[start of DATASET EXCERPT]
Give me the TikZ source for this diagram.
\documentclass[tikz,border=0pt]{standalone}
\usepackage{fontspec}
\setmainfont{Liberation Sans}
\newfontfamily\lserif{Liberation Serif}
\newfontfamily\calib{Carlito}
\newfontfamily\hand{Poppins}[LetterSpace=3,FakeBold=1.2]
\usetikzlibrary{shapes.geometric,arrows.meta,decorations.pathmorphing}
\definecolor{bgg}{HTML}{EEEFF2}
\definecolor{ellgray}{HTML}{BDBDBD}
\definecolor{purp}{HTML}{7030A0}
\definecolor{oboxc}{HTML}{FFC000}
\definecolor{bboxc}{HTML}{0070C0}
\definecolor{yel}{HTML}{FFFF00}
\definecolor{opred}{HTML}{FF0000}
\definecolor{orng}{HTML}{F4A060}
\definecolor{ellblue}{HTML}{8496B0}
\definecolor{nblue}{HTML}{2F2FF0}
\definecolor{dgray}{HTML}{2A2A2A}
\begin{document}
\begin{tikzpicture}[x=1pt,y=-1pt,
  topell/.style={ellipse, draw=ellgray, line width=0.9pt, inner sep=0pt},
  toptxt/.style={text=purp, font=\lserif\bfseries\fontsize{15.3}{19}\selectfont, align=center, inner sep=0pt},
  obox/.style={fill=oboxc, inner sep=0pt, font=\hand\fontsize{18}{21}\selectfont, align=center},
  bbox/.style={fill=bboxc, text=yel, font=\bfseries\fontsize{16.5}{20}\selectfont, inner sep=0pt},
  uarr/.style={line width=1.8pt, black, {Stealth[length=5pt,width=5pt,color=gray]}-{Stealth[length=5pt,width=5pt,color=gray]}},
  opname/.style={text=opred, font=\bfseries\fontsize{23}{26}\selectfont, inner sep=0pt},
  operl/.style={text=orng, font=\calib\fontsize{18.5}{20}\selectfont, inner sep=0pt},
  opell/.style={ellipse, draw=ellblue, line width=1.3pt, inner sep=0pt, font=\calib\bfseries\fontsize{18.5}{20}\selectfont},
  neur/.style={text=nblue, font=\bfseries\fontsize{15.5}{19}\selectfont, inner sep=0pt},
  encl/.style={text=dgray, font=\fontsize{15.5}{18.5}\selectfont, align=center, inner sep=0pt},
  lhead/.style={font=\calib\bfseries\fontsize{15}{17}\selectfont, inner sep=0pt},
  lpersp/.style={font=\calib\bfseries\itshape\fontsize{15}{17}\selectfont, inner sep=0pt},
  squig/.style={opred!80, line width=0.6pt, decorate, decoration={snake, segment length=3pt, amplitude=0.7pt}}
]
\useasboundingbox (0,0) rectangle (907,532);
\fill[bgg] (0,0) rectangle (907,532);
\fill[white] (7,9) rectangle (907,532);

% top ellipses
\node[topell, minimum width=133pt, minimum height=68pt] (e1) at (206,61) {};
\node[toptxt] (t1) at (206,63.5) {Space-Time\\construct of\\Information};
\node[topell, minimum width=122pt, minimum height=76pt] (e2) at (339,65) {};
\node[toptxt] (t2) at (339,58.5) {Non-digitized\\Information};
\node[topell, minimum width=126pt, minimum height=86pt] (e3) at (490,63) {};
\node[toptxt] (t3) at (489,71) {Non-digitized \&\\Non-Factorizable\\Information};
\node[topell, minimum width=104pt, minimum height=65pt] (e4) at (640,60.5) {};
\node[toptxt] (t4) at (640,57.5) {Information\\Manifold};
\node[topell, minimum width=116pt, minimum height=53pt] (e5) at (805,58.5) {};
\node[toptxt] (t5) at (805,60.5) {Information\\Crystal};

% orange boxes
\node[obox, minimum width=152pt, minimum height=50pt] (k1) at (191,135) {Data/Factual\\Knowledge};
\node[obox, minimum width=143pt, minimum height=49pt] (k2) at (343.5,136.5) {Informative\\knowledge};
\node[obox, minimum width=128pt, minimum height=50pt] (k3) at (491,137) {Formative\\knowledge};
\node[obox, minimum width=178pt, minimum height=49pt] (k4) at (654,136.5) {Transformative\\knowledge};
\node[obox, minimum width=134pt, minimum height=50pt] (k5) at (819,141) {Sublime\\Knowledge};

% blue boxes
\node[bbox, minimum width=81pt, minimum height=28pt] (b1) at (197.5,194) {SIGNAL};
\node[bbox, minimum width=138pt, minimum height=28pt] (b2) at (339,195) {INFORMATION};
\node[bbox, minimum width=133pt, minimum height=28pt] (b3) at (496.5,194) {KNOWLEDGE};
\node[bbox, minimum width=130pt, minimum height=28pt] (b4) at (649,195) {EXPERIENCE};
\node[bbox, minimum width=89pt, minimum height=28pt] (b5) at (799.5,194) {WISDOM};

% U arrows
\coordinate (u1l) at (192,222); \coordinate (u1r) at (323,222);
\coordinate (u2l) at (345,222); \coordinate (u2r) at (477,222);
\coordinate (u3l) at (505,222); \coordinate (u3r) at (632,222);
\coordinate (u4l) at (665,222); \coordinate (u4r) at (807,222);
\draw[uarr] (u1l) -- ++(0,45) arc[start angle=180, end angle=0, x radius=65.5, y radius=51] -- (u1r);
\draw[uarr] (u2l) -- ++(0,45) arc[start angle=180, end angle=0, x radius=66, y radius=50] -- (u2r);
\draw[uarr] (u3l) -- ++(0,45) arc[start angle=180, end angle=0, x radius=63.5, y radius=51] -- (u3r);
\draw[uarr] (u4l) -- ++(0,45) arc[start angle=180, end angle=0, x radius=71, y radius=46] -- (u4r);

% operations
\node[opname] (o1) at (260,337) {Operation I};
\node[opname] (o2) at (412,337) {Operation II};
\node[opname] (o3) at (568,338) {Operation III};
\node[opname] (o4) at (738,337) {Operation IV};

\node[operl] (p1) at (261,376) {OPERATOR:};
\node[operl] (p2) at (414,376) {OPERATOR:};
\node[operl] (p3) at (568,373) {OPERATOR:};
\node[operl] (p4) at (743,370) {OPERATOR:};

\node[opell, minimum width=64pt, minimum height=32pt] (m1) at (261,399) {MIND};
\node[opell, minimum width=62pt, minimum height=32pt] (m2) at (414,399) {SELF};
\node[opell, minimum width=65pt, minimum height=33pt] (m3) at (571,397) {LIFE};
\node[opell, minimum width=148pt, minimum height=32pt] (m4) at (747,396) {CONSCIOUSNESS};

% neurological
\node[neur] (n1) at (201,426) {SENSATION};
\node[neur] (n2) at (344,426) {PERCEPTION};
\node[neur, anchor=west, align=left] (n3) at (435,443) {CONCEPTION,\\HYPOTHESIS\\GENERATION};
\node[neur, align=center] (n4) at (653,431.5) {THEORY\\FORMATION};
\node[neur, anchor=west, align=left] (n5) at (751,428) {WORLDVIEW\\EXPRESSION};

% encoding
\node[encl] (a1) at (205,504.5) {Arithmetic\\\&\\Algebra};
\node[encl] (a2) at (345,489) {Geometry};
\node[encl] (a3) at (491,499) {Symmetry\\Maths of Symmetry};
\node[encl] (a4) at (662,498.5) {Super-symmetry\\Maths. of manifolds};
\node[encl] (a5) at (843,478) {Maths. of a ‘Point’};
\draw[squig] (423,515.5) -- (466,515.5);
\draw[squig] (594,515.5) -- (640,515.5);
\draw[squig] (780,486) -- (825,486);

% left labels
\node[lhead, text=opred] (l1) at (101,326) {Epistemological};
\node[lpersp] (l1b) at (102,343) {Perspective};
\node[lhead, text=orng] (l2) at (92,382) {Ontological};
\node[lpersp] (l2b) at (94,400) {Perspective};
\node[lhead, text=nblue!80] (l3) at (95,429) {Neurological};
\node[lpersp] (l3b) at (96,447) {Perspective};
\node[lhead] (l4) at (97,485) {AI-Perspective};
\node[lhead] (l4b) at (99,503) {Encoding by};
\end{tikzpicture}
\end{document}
[end of DATASET EXCERPT]
_GIVEN REQUEST_: Extract the complete listing above, reproducing each line exactly.

_CORRECT RESPONSE_:
Give me the TikZ source for this diagram.
\documentclass[tikz,border=0pt]{standalone}
\usepackage{fontspec}
\setmainfont{Liberation Sans}
\newfontfamily\lserif{Liberation Serif}
\newfontfamily\calib{Carlito}
\newfontfamily\hand{Poppins}[LetterSpace=3,FakeBold=1.2]
\usetikzlibrary{shapes.geometric,arrows.meta,decorations.pathmorphing}
\definecolor{bgg}{HTML}{EEEFF2}
\definecolor{ellgray}{HTML}{BDBDBD}
\definecolor{purp}{HTML}{7030A0}
\definecolor{oboxc}{HTML}{FFC000}
\definecolor{bboxc}{HTML}{0070C0}
\definecolor{yel}{HTML}{FFFF00}
\definecolor{opred}{HTML}{FF0000}
\definecolor{orng}{HTML}{F4A060}
\definecolor{ellblue}{HTML}{8496B0}
\definecolor{nblue}{HTML}{2F2FF0}
\definecolor{dgray}{HTML}{2A2A2A}
\begin{document}
\begin{tikzpicture}[x=1pt,y=-1pt,
  topell/.style={ellipse, draw=ellgray, line width=0.9pt, inner sep=0pt},
  toptxt/.style={text=purp, font=\lserif\bfseries\fontsize{15.3}{19}\selectfont, align=center, inner sep=0pt},
  obox/.style={fill=oboxc, inner sep=0pt, font=\hand\fontsize{18}{21}\selectfont, align=center},
  bbox/.style={fill=bboxc, text=yel, font=\bfseries\fontsize{16.5}{20}\selectfont, inner sep=0pt},
  uarr/.style={line width=1.8pt, black, {Stealth[length=5pt,width=5pt,color=gray]}-{Stealth[length=5pt,width=5pt,color=gray]}},
  opname/.style={text=opred, font=\bfseries\fontsize{23}{26}\selectfont, inner sep=0pt},
  operl/.style={text=orng, font=\calib\fontsize{18.5}{20}\selectfont, inner sep=0pt},
  opell/.style={ellipse, draw=ellblue, line width=1.3pt, inner sep=0pt, font=\calib\bfseries\fontsize{18.5}{20}\selectfont},
  neur/.style={text=nblue, font=\bfseries\fontsize{15.5}{19}\selectfont, inner sep=0pt},
  encl/.style={text=dgray, font=\fontsize{15.5}{18.5}\selectfont, align=center, inner sep=0pt},
  lhead/.style={font=\calib\bfseries\fontsize{15}{17}\selectfont, inner sep=0pt},
  lpersp/.style={font=\calib\bfseries\itshape\fontsize{15}{17}\selectfont, inner sep=0pt},
  squig/.style={opred!80, line width=0.6pt, decorate, decoration={snake, segment length=3pt, amplitude=0.7pt}}
]
\useasboundingbox (0,0) rectangle (907,532);
\fill[bgg] (0,0) rectangle (907,532);
\fill[white] (7,9) rectangle (907,532);

% top ellipses
\node[topell, minimum width=133pt, minimum height=68pt] (e1) at (206,61) {};
\node[toptxt] (t1) at (206,63.5) {Space-Time\\construct of\\Information};
\node[topell, minimum width=122pt, minimum height=76pt] (e2) at (339,65) {};
\node[toptxt] (t2) at (339,58.5) {Non-digitized\\Information};
\node[topell, minimum width=126pt, minimum height=86pt] (e3) at (490,63) {};
\node[toptxt] (t3) at (489,71) {Non-digitized \&\\Non-Factorizable\\Information};
\node[topell, minimum width=104pt, minimum height=65pt] (e4) at (640,60.5) {};
\node[toptxt] (t4) at (640,57.5) {Information\\Manifold};
\node[topell, minimum width=116pt, minimum height=53pt] (e5) at (805,58.5) {};
\node[toptxt] (t5) at (805,60.5) {Information\\Crystal};

% orange boxes
\node[obox, minimum width=152pt, minimum height=50pt] (k1) at (191,135) {Data/Factual\\Knowledge};
\node[obox, minimum width=143pt, minimum height=49pt] (k2) at (343.5,136.5) {Informative\\knowledge};
\node[obox, minimum width=128pt, minimum height=50pt] (k3) at (491,137) {Formative\\knowledge};
\node[obox, minimum width=178pt, minimum height=49pt] (k4) at (654,136.5) {Transformative\\knowledge};
\node[obox, minimum width=134pt, minimum height=50pt] (k5) at (819,141) {Sublime\\Knowledge};

% blue boxes
\node[bbox, minimum width=81pt, minimum height=28pt] (b1) at (197.5,194) {SIGNAL};
\node[bbox, minimum width=138pt, minimum height=28pt] (b2) at (339,195) {INFORMATION};
\node[bbox, minimum width=133pt, minimum height=28pt] (b3) at (496.5,194) {KNOWLEDGE};
\node[bbox, minimum width=130pt, minimum height=28pt] (b4) at (649,195) {EXPERIENCE};
\node[bbox, minimum width=89pt, minimum height=28pt] (b5) at (799.5,194) {WISDOM};

% U arrows
\coordinate (u1l) at (192,222); \coordinate (u1r) at (323,222);
\coordinate (u2l) at (345,222); \coordinate (u2r) at (477,222);
\coordinate (u3l) at (505,222); \coordinate (u3r) at (632,222);
\coordinate (u4l) at (665,222); \coordinate (u4r) at (807,222);
\draw[uarr] (u1l) -- ++(0,45) arc[start angle=180, end angle=0, x radius=65.5, y radius=51] -- (u1r);
\draw[uarr] (u2l) -- ++(0,45) arc[start angle=180, end angle=0, x radius=66, y radius=50] -- (u2r);
\draw[uarr] (u3l) -- ++(0,45) arc[start angle=180, end angle=0, x radius=63.5, y radius=51] -- (u3r);
\draw[uarr] (u4l) -- ++(0,45) arc[start angle=180, end angle=0, x radius=71, y radius=46] -- (u4r);

% operations
\node[opname] (o1) at (260,337) {Operation I};
\node[opname] (o2) at (412,337) {Operation II};
\node[opname] (o3) at (568,338) {Operation III};
\node[opname] (o4) at (738,337) {Operation IV};

\node[operl] (p1) at (261,376) {OPERATOR:};
\node[operl] (p2) at (414,376) {OPERATOR:};
\node[operl] (p3) at (568,373) {OPERATOR:};
\node[operl] (p4) at (743,370) {OPERATOR:};

\node[opell, minimum width=64pt, minimum height=32pt] (m1) at (261,399) {MIND};
\node[opell, minimum width=62pt, minimum height=32pt] (m2) at (414,399) {SELF};
\node[opell, minimum width=65pt, minimum height=33pt] (m3) at (571,397) {LIFE};
\node[opell, minimum width=148pt, minimum height=32pt] (m4) at (747,396) {CONSCIOUSNESS};

% neurological
\node[neur] (n1) at (201,426) {SENSATION};
\node[neur] (n2) at (344,426) {PERCEPTION};
\node[neur, anchor=west, align=left] (n3) at (435,443) {CONCEPTION,\\HYPOTHESIS\\GENERATION};
\node[neur, align=center] (n4) at (653,431.5) {THEORY\\FORMATION};
\node[neur, anchor=west, align=left] (n5) at (751,428) {WORLDVIEW\\EXPRESSION};

% encoding
\node[encl] (a1) at (205,504.5) {Arithmetic\\\&\\Algebra};
\node[encl] (a2) at (345,489) {Geometry};
\node[encl] (a3) at (491,499) {Symmetry\\Maths of Symmetry};
\node[encl] (a4) at (662,498.5) {Super-symmetry\\Maths. of manifolds};
\node[encl] (a5) at (843,478) {Maths. of a ‘Point’};
\draw[squig] (423,515.5) -- (466,515.5);
\draw[squig] (594,515.5) -- (640,515.5);
\draw[squig] (780,486) -- (825,486);

% left labels
\node[lhead, text=opred] (l1) at (101,326) {Epistemological};
\node[lpersp] (l1b) at (102,343) {Perspective};
\node[lhead, text=orng] (l2) at (92,382) {Ontological};
\node[lpersp] (l2b) at (94,400) {Perspective};
\node[lhead, text=nblue!80] (l3) at (95,429) {Neurological};
\node[lpersp] (l3b) at (96,447) {Perspective};
\node[lhead] (l4) at (97,485) {AI-Perspective};
\node[lhead] (l4b) at (99,503) {Encoding by};
\end{tikzpicture}
\end{document}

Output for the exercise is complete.